Federal grants for flood control in Arizona hit $45.8 million in the last 90 days, up from $475,000 in the same window a year ago, a 9,550 percent increase driven entirely by two USDA Emergency Watershed Protection grants to Gila County and the city of Globe. The awards landed in March and April 2026, three months after FEMA denied the state's disaster declaration request for the same floods.
Gila County received $26.5 million and Globe $19.3 million, the first USDA watershed protection grants to Arizona since at least 2020. Both run through September or October 2026, six- to seven-month windows that align with the start of Arizona's monsoon season. The speed matters: USDA's Emergency Watershed Protection program does not require a FEMA disaster declaration or a presidential signature. The state NRCS conservationist can approve within 60 days of a local sponsor's request.
The September 2025 floods killed at least three people, caused over $100 million in damage by the state's revised assessment, and sent 1,000 propane tanks through downtown Globe when floodwaters reached 20 feet in places. Governor Katie Hobbs requested $33 million in federal disaster relief. FEMA denied the request on December 20, saying damages did not exceed state and local capacity. Hobbs appealed January 16. The appeal remained under review as of mid-March, when the USDA grants were announced.
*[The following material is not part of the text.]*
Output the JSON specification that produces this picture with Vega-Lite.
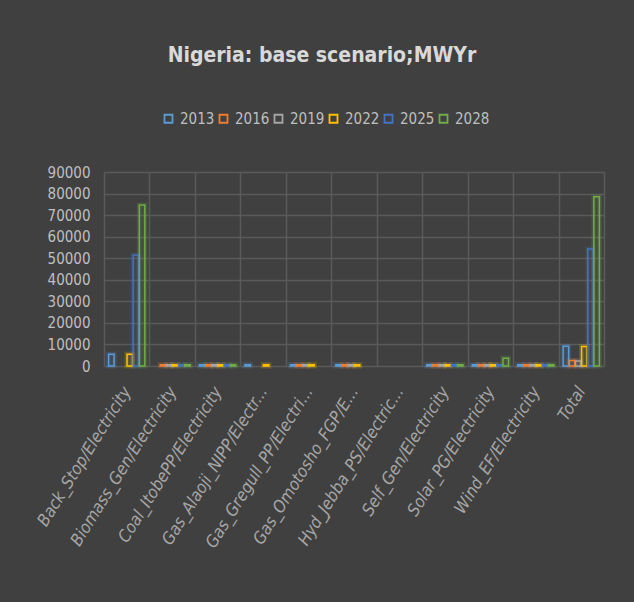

USDA granted more than FEMA was asked for
Source: NationGraph.
Gila County is home to 40,600 people, with Globe, the county seat, accounting for 7,200. Over 70 percent of county land is federally owned, leaving a narrow tax base that local officials cited in their FEMA appeals. Globe Mayor Al Gameros told reporters in March that without FEMA, the city's share of flood mitigation costs would rise from $2.1 million to $5.5 million. The USDA awards effectively covered that gap and then some.
The institutional structure explains the turnaround. FEMA's disaster declaration process runs through the White House and involves damage thresholds tied to state population and revenue. USDA's Emergency Watershed Protection program operates independently under the Natural Resources Conservation Service and focuses on imminent watershed hazards, sediment, debris flows, unstable slopes. A county or municipality can request EWP funds directly through its local NRCS office. The agency evaluates engineering feasibility and the threat to life and property, not whether damages exceed a political threshold.
Arizona had not received EWP funding in at least six years before these awards. The program has been available since the 1950s, but its use varies widely by state and year depending on local knowledge and the nature of the disaster. Flooding that leaves behind watershed instability, damaged culverts, eroded channels, debris-choked drainages, fits the program's mandate better than wind or fire damage.
Gila County and Globe are now racing the monsoon calendar. Both grants expire in early fall 2026, giving contractors a narrow window to stabilize drainages, remove debris, and harden infrastructure before summer storms arrive. The county's $26.5 million will fund sediment removal, channel restoration, and culvert replacement across multiple watersheds. Globe's $19.3 million targets downtown drainage improvements and slope stabilization near residential areas that flooded in September.
FEMA's appeal process continues in parallel. If the agency reverses its December denial, Arizona could receive additional funds for longer-term reconstruction and hazard mitigation grants. But those dollars, if they come, will arrive months after the USDA work is underway. The practical effect is that rural communities hit by watershed disasters now have a faster federal option if they know where to look.
The next signal to watch is whether other Arizona counties begin filing EWP requests. Mohave County also flooded in September 2025 and was included in the state's FEMA request. If Mohave follows Gila County's path to USDA, it would confirm that the agency has become the go-to for rural flood recovery when FEMA says no.